> [WHAT TO DO] Make an exact copy of each entry, leaving out every picture.
··· PROVIDED DATA
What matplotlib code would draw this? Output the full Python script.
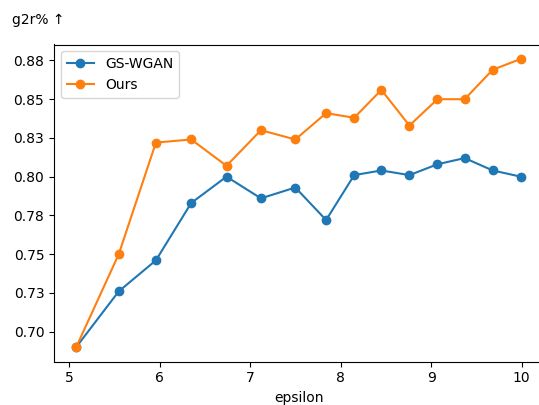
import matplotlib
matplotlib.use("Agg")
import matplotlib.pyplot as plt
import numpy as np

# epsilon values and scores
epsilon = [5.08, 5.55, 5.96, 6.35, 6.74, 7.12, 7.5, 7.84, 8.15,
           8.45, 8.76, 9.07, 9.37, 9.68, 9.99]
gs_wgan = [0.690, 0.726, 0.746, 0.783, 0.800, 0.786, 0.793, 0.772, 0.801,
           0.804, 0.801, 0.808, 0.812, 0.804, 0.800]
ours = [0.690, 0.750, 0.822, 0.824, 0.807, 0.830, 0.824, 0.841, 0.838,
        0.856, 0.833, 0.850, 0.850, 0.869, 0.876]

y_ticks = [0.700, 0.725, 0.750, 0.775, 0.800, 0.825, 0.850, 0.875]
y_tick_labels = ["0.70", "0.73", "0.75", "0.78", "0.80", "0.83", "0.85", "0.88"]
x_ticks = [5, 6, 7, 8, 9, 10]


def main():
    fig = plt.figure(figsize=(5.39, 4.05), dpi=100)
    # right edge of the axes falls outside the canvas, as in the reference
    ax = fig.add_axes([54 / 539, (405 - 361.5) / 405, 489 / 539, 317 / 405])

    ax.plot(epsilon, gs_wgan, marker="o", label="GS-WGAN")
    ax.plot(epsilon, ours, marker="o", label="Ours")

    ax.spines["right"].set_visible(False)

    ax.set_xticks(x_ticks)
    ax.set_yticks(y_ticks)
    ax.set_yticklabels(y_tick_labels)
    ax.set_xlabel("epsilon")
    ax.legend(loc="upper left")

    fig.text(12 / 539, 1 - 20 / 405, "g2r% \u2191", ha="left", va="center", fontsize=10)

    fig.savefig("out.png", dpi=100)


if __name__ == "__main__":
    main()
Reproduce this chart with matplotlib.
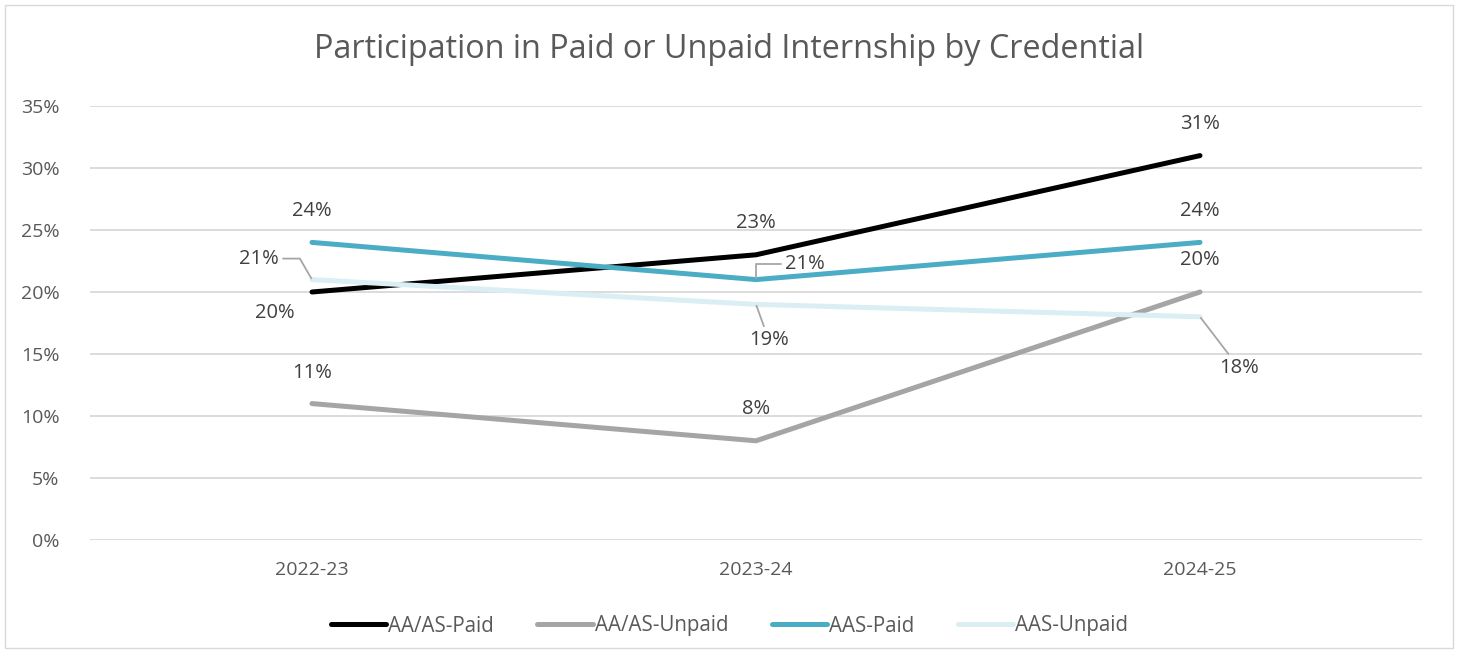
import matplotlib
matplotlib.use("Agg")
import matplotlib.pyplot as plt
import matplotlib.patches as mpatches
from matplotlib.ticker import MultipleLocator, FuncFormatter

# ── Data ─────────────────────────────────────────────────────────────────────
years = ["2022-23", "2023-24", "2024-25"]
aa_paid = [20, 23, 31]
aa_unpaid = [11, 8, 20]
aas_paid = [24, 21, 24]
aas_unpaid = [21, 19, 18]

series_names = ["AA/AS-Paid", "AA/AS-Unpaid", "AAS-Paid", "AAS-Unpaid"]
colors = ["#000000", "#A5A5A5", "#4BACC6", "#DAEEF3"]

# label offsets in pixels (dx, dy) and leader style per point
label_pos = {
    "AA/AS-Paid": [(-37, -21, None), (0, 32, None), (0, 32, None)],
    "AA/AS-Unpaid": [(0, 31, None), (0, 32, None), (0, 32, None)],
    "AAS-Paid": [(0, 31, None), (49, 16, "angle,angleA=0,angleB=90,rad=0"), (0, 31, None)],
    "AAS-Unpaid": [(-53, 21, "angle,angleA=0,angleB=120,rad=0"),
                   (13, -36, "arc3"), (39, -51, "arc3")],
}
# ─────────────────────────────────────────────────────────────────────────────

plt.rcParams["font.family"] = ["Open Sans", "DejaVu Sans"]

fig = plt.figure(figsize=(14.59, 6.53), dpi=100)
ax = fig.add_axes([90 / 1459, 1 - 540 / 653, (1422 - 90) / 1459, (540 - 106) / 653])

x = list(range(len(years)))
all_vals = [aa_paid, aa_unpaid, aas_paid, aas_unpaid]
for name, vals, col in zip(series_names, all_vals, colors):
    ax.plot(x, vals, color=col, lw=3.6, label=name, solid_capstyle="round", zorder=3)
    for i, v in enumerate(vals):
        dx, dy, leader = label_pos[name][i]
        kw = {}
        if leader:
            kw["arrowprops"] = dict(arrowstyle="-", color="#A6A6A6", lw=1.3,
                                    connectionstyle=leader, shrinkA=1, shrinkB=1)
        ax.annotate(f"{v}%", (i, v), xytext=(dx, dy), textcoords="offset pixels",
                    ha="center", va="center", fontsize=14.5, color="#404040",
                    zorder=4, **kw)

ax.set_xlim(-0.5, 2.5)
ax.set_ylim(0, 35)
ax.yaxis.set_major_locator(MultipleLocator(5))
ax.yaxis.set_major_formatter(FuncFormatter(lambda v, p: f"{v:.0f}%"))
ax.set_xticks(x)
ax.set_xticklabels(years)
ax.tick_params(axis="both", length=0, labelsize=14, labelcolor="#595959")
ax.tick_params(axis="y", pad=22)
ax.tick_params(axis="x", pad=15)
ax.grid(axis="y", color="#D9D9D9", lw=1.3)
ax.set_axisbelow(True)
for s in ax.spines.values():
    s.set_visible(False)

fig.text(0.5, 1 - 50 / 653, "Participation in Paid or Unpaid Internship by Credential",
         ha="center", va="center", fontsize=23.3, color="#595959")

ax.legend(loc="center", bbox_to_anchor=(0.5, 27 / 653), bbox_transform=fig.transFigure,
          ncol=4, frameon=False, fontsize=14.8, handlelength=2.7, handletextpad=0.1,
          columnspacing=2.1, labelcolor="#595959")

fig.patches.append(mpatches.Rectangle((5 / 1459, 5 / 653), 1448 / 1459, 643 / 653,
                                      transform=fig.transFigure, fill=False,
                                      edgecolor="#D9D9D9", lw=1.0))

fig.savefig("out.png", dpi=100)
······
> [EXERCISE SOLUTION]
What matplotlib code would draw this? Output the full Python script.
import matplotlib
matplotlib.use("Agg")
import matplotlib.pyplot as plt
import numpy as np

# epsilon values and scores
epsilon = [5.08, 5.55, 5.96, 6.35, 6.74, 7.12, 7.5, 7.84, 8.15,
           8.45, 8.76, 9.07, 9.37, 9.68, 9.99]
gs_wgan = [0.690, 0.726, 0.746, 0.783, 0.800, 0.786, 0.793, 0.772, 0.801,
           0.804, 0.801, 0.808, 0.812, 0.804, 0.800]
ours = [0.690, 0.750, 0.822, 0.824, 0.807, 0.830, 0.824, 0.841, 0.838,
        0.856, 0.833, 0.850, 0.850, 0.869, 0.876]

y_ticks = [0.700, 0.725, 0.750, 0.775, 0.800, 0.825, 0.850, 0.875]
y_tick_labels = ["0.70", "0.73", "0.75", "0.78", "0.80", "0.83", "0.85", "0.88"]
x_ticks = [5, 6, 7, 8, 9, 10]


def main():
    fig = plt.figure(figsize=(5.39, 4.05), dpi=100)
    # right edge of the axes falls outside the canvas, as in the reference
    ax = fig.add_axes([54 / 539, (405 - 361.5) / 405, 489 / 539, 317 / 405])

    ax.plot(epsilon, gs_wgan, marker="o", label="GS-WGAN")
    ax.plot(epsilon, ours, marker="o", label="Ours")

    ax.spines["right"].set_visible(False)

    ax.set_xticks(x_ticks)
    ax.set_yticks(y_ticks)
    ax.set_yticklabels(y_tick_labels)
    ax.set_xlabel("epsilon")
    ax.legend(loc="upper left")

    fig.text(12 / 539, 1 - 20 / 405, "g2r% \u2191", ha="left", va="center", fontsize=10)

    fig.savefig("out.png", dpi=100)


if __name__ == "__main__":
    main()
Reproduce this chart with matplotlib.
import matplotlib
matplotlib.use("Agg")
import matplotlib.pyplot as plt
import matplotlib.patches as mpatches
from matplotlib.ticker import MultipleLocator, FuncFormatter

# ── Data ─────────────────────────────────────────────────────────────────────
years = ["2022-23", "2023-24", "2024-25"]
aa_paid = [20, 23, 31]
aa_unpaid = [11, 8, 20]
aas_paid = [24, 21, 24]
aas_unpaid = [21, 19, 18]

series_names = ["AA/AS-Paid", "AA/AS-Unpaid", "AAS-Paid", "AAS-Unpaid"]
colors = ["#000000", "#A5A5A5", "#4BACC6", "#DAEEF3"]

# label offsets in pixels (dx, dy) and leader style per point
label_pos = {
    "AA/AS-Paid": [(-37, -21, None), (0, 32, None), (0, 32, None)],
    "AA/AS-Unpaid": [(0, 31, None), (0, 32, None), (0, 32, None)],
    "AAS-Paid": [(0, 31, None), (49, 16, "angle,angleA=0,angleB=90,rad=0"), (0, 31, None)],
    "AAS-Unpaid": [(-53, 21, "angle,angleA=0,angleB=120,rad=0"),
                   (13, -36, "arc3"), (39, -51, "arc3")],
}
# ─────────────────────────────────────────────────────────────────────────────

plt.rcParams["font.family"] = ["Open Sans", "DejaVu Sans"]

fig = plt.figure(figsize=(14.59, 6.53), dpi=100)
ax = fig.add_axes([90 / 1459, 1 - 540 / 653, (1422 - 90) / 1459, (540 - 106) / 653])

x = list(range(len(years)))
all_vals = [aa_paid, aa_unpaid, aas_paid, aas_unpaid]
for name, vals, col in zip(series_names, all_vals, colors):
    ax.plot(x, vals, color=col, lw=3.6, label=name, solid_capstyle="round", zorder=3)
    for i, v in enumerate(vals):
        dx, dy, leader = label_pos[name][i]
        kw = {}
        if leader:
            kw["arrowprops"] = dict(arrowstyle="-", color="#A6A6A6", lw=1.3,
                                    connectionstyle=leader, shrinkA=1, shrinkB=1)
        ax.annotate(f"{v}%", (i, v), xytext=(dx, dy), textcoords="offset pixels",
                    ha="center", va="center", fontsize=14.5, color="#404040",
                    zorder=4, **kw)

ax.set_xlim(-0.5, 2.5)
ax.set_ylim(0, 35)
ax.yaxis.set_major_locator(MultipleLocator(5))
ax.yaxis.set_major_formatter(FuncFormatter(lambda v, p: f"{v:.0f}%"))
ax.set_xticks(x)
ax.set_xticklabels(years)
ax.tick_params(axis="both", length=0, labelsize=14, labelcolor="#595959")
ax.tick_params(axis="y", pad=22)
ax.tick_params(axis="x", pad=15)
ax.grid(axis="y", color="#D9D9D9", lw=1.3)
ax.set_axisbelow(True)
for s in ax.spines.values():
    s.set_visible(False)

fig.text(0.5, 1 - 50 / 653, "Participation in Paid or Unpaid Internship by Credential",
         ha="center", va="center", fontsize=23.3, color="#595959")

ax.legend(loc="center", bbox_to_anchor=(0.5, 27 / 653), bbox_transform=fig.transFigure,
          ncol=4, frameon=False, fontsize=14.8, handlelength=2.7, handletextpad=0.1,
          columnspacing=2.1, labelcolor="#595959")

fig.patches.append(mpatches.Rectangle((5 / 1459, 5 / 653), 1448 / 1459, 643 / 653,
                                      transform=fig.transFigure, fill=False,
                                      edgecolor="#D9D9D9", lw=1.0))

fig.savefig("out.png", dpi=100)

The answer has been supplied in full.